Joan Crawford had once said that a woman couldn’t help but want to sleep with Gable, and certainly a lot of them did, willingly. There were never any stories about Gable forcing himself on any of them. Yet even those who never knew him that intimately admired him as a professional and a gentleman. Doris Day, who starred with Gable in one of his last films, 1958’s Teacher’s Pet, said, “He was as masculine as any man I’ve ever known, and as much a little boy as a grown man could be. It was this combination that had such a devastating effect on women.” Another co-star (from Any Number Can Play), Audrey Totter, said, “He was a sensitive and considerate man, not at all like the rough-and-tumble roles he sometimes played.”

More than being known as a legendary swordsman, Gable was renowned for his dedication as an actor. In 1957 he made Band of Angels and one of his co-stars was Sidney Poitier, then 33 years old and six years away from his Oscar-winning role in Lilies of the Field. Poitier said working with Gable was “a lesson in professionalism.” Gable was always prepared, Poitier said. “He came to the set each day knowing every word of his dialogue–every word.” Gable, he said, was “an old, tough professional who had been pounded into shape by the grueling regimen of the proving ground that was the American film business in the vibrant thirties, where one could learn only by doing, doing and doing.”

What did men think of Gable?
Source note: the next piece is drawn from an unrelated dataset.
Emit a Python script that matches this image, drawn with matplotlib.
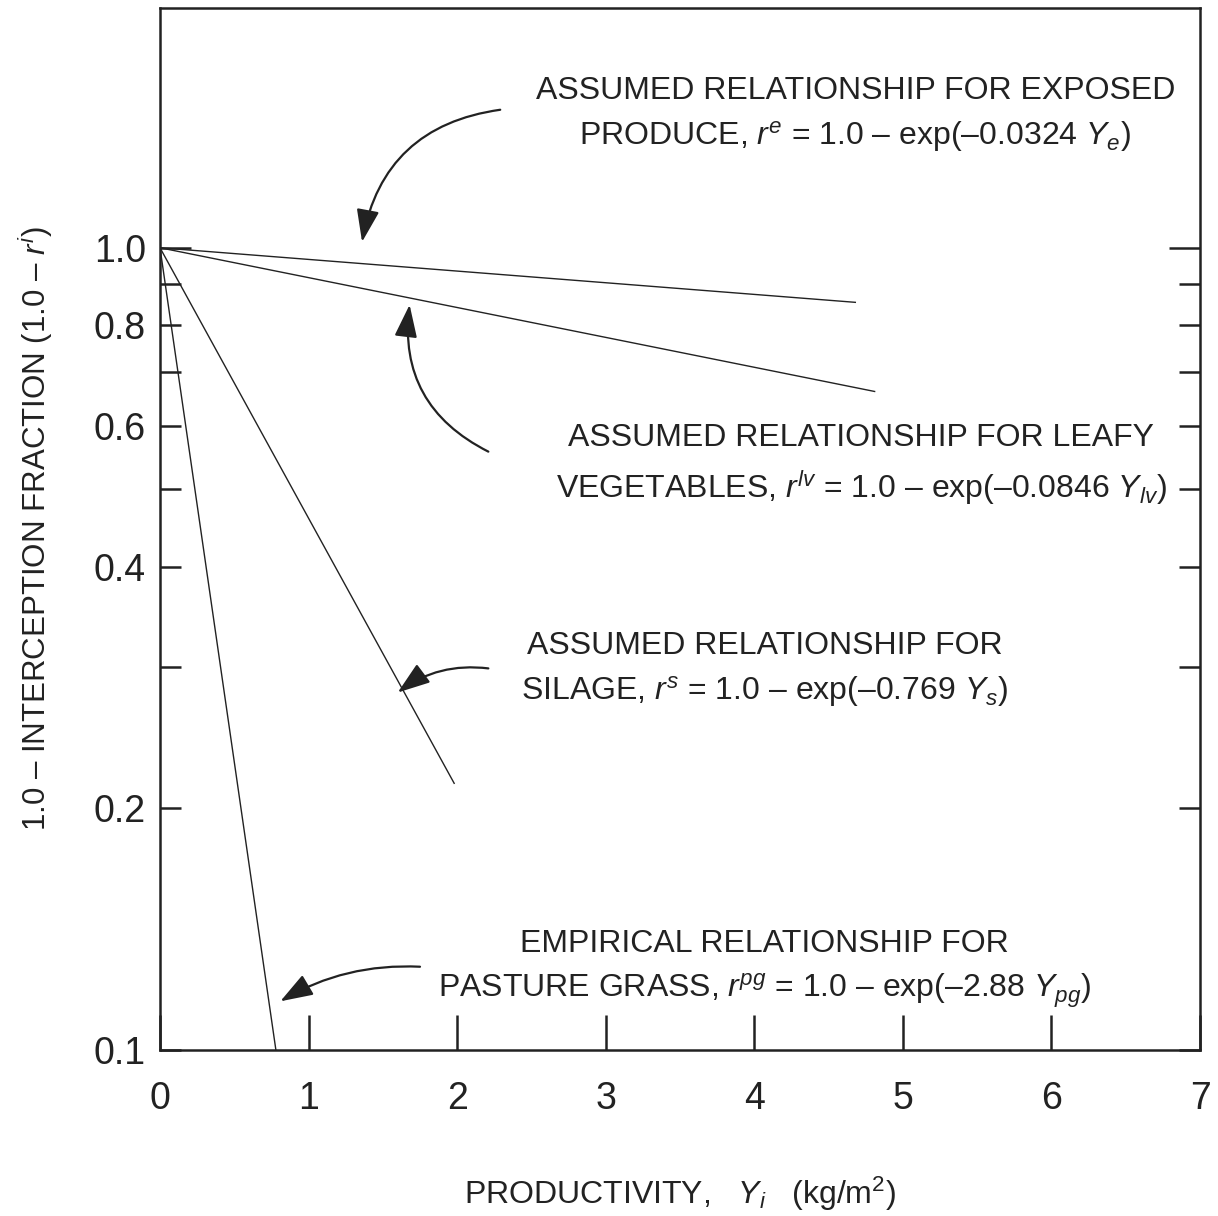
import matplotlib
matplotlib.use("Agg")
import matplotlib.pyplot as plt

plt.rcParams['font.family'] = ['Liberation Sans', 'DejaVu Sans']
plt.rcParams['mathtext.fontset'] = 'custom'
plt.rcParams['mathtext.rm'] = 'Liberation Sans'
plt.rcParams['mathtext.it'] = 'Liberation Sans:italic'

# line end points (straight on log y)
names = ['exposed', 'leafy', 'silage', 'pasture']
x_start = [0.0, 0.0, 0.0, 0.0]
y_start = [1.0, 1.0, 1.0, 1.0]
x_end = [4.68, 4.81, 1.98, 0.78]
y_end = [0.855, 0.662, 0.215, 0.100]

labels = [
    'ASSUMED RELATIONSHIP FOR EXPOSED\nPRODUCE, $r^e$ = 1.0 \u2013 exp(\u20130.0324 $Y_e$)',
    'ASSUMED RELATIONSHIP FOR LEAFY\nVEGETABLES, $r^{lv}$ = 1.0 \u2013 exp(\u20130.0846 $Y_{lv}$)',
    'ASSUMED RELATIONSHIP FOR\nSILAGE, $r^s$ = 1.0 \u2013 exp(\u20130.769 $Y_s$)',
    'EMPIRICAL RELATIONSHIP FOR\nPASTURE GRASS, $r^{pg}$ = 1.0 \u2013 exp(\u20132.88 $Y_{pg}$)',
]
text_x = [4.68, 4.72, 4.07, 4.07]
text_y = [1.465, 0.536, 0.298, 0.126]
arrow_from = [(2.29, 1.486), (2.21, 0.557), (2.21, 0.299), (1.75, 0.127)]
arrow_to = [(1.36, 1.017), (1.68, 0.849), (1.60, 0.279), (0.81, 0.115)]
arrow_rad = [0.36, -0.35, 0.2, 0.15]

y_ticks = [0.1, 0.2, 0.3, 0.4, 0.5, 0.6, 0.7, 0.8, 0.9, 1.0]
y_ticklabels = ['0.1', '0.2', '', '0.4', '', '0.6', '', '0.8', '', '1.0']
x_ticks = [0, 1, 2, 3, 4, 5, 6, 7]

fig = plt.figure(figsize=(12.18, 12.16), dpi=100)
ax = fig.add_axes([160/1218, 1 - 1050/1216, 1040/1218, 1042/1216])

for i in range(len(names)):
    ax.plot([x_start[i], x_end[i]], [y_start[i], y_end[i]], color='#222222', lw=1.0)
    ax.text(text_x[i], text_y[i], labels[i], ha='center', va='center',
            multialignment='center', fontsize=23, linespacing=1.5, color='#222222')
    ax.annotate('', xy=arrow_to[i], xytext=arrow_from[i],
                arrowprops=dict(arrowstyle='-|>,head_length=1.0,head_width=0.35',
                                mutation_scale=20, color='#222222', lw=1.6,
                                shrinkA=0, shrinkB=0,
                                connectionstyle='arc3,rad=%s' % arrow_rad[i]))

ax.set_yscale('log')
ax.set_xlim(0, 7)
ax.set_ylim(0.1, 1.99)
ax.set_yticks(y_ticks)
ax.set_yticklabels(y_ticklabels)
ax.minorticks_off()
ax.set_xticks(x_ticks)

for s in ax.spines.values():
    s.set_linewidth(1.8)
    s.set_color('#222222')

ax.tick_params(axis='y', which='major', direction='in', length=15, width=1.8,
               left=True, right=True, labelsize=27, pad=10, colors='#222222')
ax.tick_params(axis='x', which='major', direction='in', length=25, width=1.8,
               labelsize=27, pad=22, colors='#222222')
# longer tick at 1.0 on both sides
t = ax.yaxis.get_major_ticks()[-1]
t.tick1line.set_markersize(22)
t.tick2line.set_markersize(22)

ax.set_xlabel('PRODUCTIVITY,   $Y_i$   (kg/m$^2$)', fontsize=23, labelpad=42, color='#222222')
ax.set_ylabel('1.0 \u2013 INTERCEPTION FRACTION (1.0 \u2013 $r^i$)', fontsize=22.5,
              labelpad=28, color='#222222')

fig.savefig('out.png', dpi=100)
Those who saw him only on the movie screen undoubtedly wanted to be like him: ruggedly handsome, big and powerful, confident, and of course every woman’s fantasy. (One wonders, how many wives back in the thirties and forties dared ask their husbands, “Honey, tonight could you talk to me like Clark Gable?”) As for those men who got to know him, their opinions of him only got higher. Longtime reporter Joe Hyams reminisced about Gable in this 2001 column from the Los Angeles Times: A Man’s Man Off the Screen, Too.
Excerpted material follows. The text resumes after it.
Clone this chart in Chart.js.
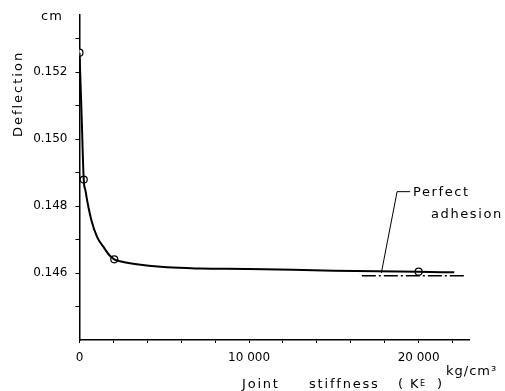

Since Gable’s death, many new Hollywood stars have emerged, but none have matched his legend. Off hand, the only one I can think of who might come close to Gable, in terms of his sex appeal and his work ethic, is Tom Cruise, whom I wrote about last year: Refusing to live on cruise control. But as good as he has been and continues to be–I’m looking forward to his next film, Top Gun: Maverick, next summer–Cruise will never match Gable, and would probably be the first to admit it, when it comes to overall popularity. In terms of acting ability, Gable was never considered the best in the world, and isn’t today, either. The Cinema Archives ranked the top 100 male actors of all time, putting Gable 38th on its list, with Cruise 30th. (The site’s top 5: Robert De Niro, James Stewart, Marlon Brando, Humphrey Bogart and Jack Nicholson. Several other Gable contemporaries, including John Wayne, Henry Fonda and Robert Mitchum, are ahead of both.)
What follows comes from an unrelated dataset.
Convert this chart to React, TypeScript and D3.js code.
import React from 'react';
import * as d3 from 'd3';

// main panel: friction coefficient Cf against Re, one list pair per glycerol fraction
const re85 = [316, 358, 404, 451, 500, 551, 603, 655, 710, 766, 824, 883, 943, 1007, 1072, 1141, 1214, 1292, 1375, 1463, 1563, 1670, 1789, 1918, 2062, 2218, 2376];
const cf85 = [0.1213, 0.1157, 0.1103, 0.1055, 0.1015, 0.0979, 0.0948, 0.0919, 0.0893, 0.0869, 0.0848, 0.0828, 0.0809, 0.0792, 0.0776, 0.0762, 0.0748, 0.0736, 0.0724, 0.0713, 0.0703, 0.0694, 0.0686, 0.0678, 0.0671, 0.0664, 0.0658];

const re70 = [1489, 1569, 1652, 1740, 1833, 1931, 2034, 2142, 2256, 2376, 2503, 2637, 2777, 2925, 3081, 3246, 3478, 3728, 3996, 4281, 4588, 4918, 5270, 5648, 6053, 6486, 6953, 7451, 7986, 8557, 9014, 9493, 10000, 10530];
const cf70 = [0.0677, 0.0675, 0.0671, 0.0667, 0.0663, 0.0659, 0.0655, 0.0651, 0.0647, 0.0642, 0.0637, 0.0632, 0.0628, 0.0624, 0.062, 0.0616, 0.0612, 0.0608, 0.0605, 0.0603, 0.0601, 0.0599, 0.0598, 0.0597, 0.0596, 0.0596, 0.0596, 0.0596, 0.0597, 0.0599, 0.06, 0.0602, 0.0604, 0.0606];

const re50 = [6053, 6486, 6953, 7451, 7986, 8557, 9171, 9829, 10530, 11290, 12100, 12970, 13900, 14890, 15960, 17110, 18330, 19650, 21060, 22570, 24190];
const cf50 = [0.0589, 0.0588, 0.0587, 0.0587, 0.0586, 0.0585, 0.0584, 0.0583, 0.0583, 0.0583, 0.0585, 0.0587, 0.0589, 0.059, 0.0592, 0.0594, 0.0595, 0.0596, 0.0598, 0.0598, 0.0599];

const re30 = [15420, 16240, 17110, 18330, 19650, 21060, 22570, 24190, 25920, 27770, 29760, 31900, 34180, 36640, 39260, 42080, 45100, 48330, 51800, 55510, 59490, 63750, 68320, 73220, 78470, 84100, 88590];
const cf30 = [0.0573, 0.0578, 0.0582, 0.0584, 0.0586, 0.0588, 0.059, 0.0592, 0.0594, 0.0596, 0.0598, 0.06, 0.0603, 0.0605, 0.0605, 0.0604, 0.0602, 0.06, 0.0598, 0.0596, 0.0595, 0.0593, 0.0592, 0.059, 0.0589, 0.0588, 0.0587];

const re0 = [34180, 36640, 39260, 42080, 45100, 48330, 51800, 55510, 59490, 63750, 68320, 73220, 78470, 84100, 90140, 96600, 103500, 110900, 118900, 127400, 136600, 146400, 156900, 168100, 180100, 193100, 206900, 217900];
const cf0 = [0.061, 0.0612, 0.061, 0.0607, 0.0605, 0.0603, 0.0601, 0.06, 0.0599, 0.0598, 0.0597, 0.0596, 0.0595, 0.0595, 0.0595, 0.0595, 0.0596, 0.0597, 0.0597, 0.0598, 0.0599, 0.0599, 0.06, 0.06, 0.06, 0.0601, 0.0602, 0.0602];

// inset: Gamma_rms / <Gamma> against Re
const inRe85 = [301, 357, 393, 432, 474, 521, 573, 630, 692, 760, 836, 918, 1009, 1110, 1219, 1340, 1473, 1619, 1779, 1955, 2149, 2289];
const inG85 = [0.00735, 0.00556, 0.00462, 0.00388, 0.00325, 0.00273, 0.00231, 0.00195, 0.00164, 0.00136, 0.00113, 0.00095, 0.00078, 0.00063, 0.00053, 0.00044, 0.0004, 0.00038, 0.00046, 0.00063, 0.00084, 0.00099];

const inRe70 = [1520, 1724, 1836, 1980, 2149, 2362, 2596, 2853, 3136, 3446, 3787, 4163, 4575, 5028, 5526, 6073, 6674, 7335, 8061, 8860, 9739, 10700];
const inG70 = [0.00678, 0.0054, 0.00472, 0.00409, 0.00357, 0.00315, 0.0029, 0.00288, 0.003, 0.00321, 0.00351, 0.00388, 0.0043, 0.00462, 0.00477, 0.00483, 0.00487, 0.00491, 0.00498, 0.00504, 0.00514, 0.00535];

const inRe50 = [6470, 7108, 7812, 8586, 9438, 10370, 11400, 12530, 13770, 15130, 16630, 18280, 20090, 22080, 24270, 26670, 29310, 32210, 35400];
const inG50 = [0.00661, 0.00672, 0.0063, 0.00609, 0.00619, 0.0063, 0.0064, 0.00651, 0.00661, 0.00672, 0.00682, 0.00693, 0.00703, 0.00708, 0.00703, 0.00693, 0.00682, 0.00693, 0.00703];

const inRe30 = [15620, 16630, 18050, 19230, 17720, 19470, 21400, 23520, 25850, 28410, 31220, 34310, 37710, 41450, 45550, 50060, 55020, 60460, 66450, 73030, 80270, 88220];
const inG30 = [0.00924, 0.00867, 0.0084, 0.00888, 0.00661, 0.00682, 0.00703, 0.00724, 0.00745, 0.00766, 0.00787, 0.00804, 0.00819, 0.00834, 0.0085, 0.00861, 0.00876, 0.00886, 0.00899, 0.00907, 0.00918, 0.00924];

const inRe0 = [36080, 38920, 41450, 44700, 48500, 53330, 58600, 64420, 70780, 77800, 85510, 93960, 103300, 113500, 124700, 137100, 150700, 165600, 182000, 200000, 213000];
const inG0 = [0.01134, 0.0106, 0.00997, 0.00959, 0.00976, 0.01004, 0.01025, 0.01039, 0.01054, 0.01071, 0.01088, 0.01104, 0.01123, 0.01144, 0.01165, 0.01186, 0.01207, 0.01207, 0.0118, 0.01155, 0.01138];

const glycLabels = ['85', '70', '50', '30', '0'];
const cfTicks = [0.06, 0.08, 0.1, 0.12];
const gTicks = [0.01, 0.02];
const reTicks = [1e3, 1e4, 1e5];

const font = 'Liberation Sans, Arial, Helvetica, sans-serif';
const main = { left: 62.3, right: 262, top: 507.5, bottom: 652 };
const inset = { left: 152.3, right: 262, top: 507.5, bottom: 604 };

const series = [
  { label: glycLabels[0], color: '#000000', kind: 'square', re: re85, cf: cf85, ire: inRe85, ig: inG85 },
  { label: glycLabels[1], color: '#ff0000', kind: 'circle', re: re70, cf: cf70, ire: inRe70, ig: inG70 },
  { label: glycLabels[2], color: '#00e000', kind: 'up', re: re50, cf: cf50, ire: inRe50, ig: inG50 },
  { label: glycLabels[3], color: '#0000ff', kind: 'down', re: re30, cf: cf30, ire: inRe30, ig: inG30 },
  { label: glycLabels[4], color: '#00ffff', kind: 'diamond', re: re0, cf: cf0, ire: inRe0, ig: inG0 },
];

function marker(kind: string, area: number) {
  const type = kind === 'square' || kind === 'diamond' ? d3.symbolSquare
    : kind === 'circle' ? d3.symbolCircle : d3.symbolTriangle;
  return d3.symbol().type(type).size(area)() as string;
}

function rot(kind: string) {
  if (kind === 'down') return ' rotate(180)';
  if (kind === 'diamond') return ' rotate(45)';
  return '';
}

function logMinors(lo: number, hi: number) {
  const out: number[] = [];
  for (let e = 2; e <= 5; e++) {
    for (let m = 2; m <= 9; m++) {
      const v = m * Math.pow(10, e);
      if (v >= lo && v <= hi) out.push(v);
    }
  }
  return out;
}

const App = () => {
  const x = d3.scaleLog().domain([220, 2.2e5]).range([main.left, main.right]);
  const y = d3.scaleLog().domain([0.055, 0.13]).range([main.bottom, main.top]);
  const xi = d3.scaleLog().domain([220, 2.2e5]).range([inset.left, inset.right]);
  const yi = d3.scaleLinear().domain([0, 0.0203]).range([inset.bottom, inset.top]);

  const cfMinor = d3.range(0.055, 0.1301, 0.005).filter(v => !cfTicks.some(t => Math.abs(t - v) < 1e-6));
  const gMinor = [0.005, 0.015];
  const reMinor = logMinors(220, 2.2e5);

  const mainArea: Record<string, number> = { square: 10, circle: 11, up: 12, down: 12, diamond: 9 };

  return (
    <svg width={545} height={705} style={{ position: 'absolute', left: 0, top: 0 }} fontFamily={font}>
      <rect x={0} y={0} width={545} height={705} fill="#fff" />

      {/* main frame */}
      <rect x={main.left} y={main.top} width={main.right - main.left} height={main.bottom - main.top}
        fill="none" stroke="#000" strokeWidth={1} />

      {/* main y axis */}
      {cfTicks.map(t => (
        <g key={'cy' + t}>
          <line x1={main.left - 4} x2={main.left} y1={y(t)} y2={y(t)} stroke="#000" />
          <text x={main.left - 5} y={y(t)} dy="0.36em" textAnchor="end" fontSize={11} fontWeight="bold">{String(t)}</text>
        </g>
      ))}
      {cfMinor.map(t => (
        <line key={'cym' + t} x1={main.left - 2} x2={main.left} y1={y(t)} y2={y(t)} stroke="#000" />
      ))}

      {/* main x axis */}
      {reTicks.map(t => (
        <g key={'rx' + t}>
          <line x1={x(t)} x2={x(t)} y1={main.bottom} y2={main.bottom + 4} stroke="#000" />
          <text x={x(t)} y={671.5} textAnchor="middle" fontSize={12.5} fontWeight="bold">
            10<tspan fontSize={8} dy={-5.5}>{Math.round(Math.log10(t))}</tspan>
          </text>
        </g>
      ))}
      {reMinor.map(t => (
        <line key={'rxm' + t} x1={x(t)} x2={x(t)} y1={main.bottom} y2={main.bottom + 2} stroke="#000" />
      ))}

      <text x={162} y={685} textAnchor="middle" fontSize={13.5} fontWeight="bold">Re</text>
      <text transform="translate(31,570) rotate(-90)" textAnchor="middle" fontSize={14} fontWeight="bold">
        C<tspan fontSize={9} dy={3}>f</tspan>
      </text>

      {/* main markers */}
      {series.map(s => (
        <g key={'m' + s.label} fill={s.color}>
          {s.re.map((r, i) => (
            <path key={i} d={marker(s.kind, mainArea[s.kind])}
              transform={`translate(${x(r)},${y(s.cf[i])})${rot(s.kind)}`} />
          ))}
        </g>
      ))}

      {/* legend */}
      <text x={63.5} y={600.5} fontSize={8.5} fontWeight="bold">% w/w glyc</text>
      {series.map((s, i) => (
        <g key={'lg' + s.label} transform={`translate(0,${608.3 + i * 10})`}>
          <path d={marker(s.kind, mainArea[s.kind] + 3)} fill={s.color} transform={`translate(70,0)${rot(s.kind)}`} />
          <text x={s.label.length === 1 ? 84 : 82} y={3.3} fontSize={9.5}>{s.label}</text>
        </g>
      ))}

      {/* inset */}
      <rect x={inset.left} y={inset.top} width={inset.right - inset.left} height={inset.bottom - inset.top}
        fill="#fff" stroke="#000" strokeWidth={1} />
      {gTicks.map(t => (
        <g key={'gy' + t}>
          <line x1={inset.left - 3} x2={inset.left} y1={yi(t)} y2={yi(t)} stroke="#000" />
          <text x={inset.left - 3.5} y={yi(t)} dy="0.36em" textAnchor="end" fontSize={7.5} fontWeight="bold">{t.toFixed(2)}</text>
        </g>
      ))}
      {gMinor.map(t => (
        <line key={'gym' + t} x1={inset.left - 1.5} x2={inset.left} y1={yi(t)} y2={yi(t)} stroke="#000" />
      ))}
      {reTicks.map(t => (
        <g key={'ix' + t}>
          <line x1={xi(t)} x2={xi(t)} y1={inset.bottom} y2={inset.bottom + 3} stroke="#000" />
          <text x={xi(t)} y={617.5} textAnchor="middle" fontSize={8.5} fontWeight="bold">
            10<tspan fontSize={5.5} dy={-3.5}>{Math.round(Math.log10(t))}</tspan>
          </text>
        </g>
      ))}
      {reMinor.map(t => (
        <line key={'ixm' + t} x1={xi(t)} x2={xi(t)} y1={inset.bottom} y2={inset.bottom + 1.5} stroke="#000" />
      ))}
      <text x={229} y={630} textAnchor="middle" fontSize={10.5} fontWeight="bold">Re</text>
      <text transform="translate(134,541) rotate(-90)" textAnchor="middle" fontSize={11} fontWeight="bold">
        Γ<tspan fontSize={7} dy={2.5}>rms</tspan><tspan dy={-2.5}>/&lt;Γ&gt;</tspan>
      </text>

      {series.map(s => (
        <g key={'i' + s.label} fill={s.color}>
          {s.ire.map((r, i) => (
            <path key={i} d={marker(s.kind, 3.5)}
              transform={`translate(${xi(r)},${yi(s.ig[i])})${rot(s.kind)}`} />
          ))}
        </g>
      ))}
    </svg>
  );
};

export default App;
We remember Gable today through his films, of course, but there are lessons men can learn from the way he lived his life. The womanizing is something that few men can get away with, no matter what the era, without the problems that come with it. (Although, if we’re really honest, most men would love to have women falling all over them as they did for Gable.) After Carole Lombard’s death, Gable often said that he missed her terribly, and during their short marriage it was said that she had largely put the kibosh on her husband’s wandering eye. And of course he had the advantage of being innately well-built and good-looking, things many men can’t naturally match. But he was also well-mannered, a sharp dresser and, as many men and women called him, a true gentleman. Those are traits that are learned, and mastered only by dedication and self-discipline. No matter how talented you might be, no actor can make all those movies for all those years without knowing what he’s doing and going out there to the set, every day, to do the job. That’s the kind of thing any man can apply to his profession, whatever it might be.

He was the King of Hollywood, but never really liked being called that, and he certainly didn’t act like it. Doris Day said, “There was nothing of the King about his personality. Just the opposite. Utter simplicity. Uncomplicated. A man who lived on a simple, down to earth scale.”

That, I think, is a legacy any man would be proud to have.